Former Minneapolis cop convicted in April of second- and third-degree murder, as well as second-degree manslaughter, before his sentencing, judge denies Derek Chauvin’s motion for a new trial.
Judge denies Derek Chauvin’s motion for new trial before sentencing
A Minnesota judge denied Derek Chauvin’s attorney’s request for a new trial hours before the former Minneapolis police officer is to be sentenced for murder in the death of George Floyd.
Hennepin County District Judge Peter Cahill, who will sentence Chauvin on Friday afternoon, also denied the defense’s request for a jury misconduct hearing .
In his ruling, filed Thursday and made public Friday morning, Cahill said the defense failed to show that Chauvin was denied his right to a fair trial or that the state had engaged in prosecutorial misconduct.
In early May, about three weeks after Chauvin was convicted, his attorney, Eric Nelson, moved for a new trial on several grounds, including juror misconduct.

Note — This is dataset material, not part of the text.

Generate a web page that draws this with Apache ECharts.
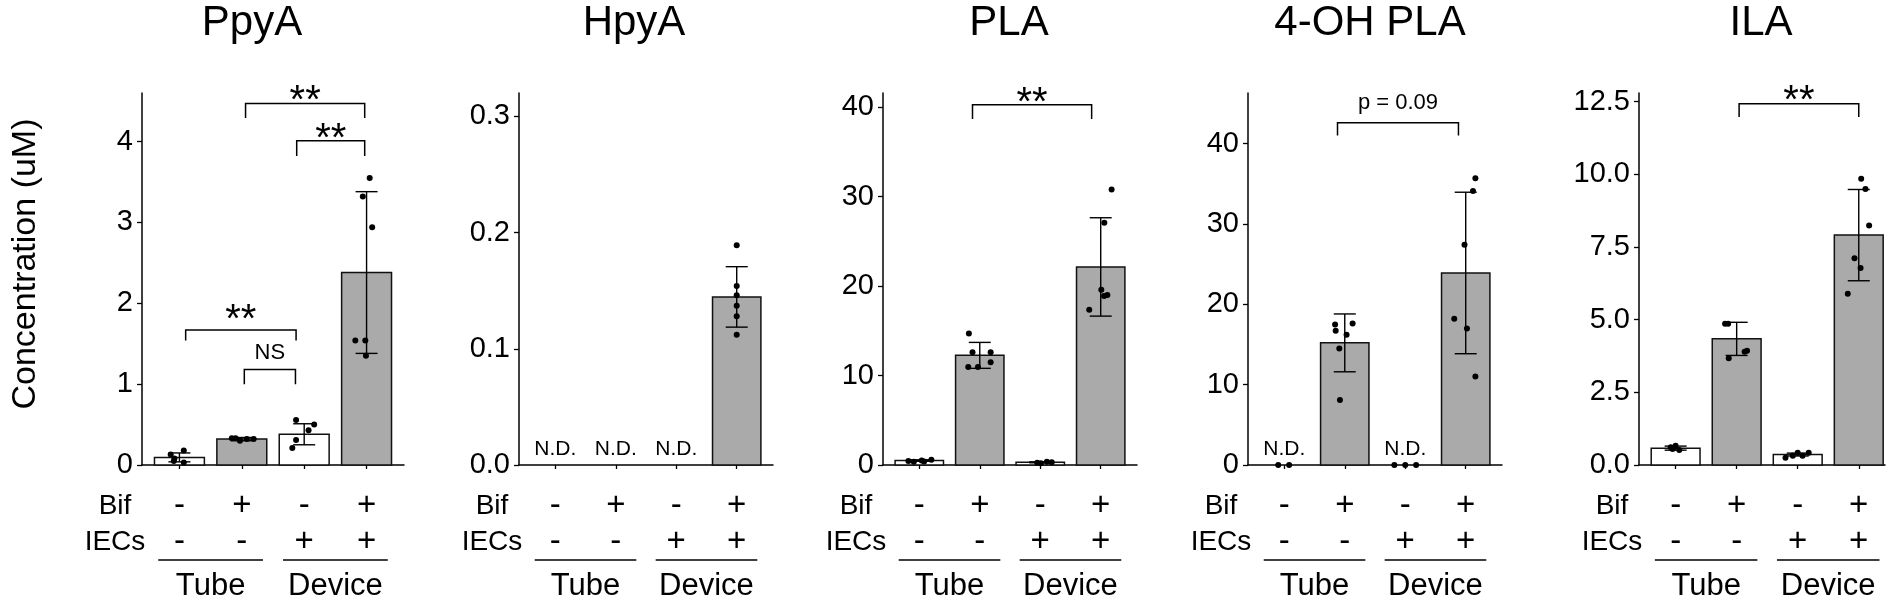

Nelson alleged that Chauvin did not get a fair trial for reasons that included the judge’s decision not to change the venue of the proceedings or sequester the jury for the duration of the trial.
Nelson also wrote that the juror “committed misconduct, felt threatened or intimidated, felt pressured by his race during the proceedings and/or failed to comply with instructions during deliberations.”
Prosecutors have asked that Chauvin receive 30 years in prison.
His attorney is asking for probation.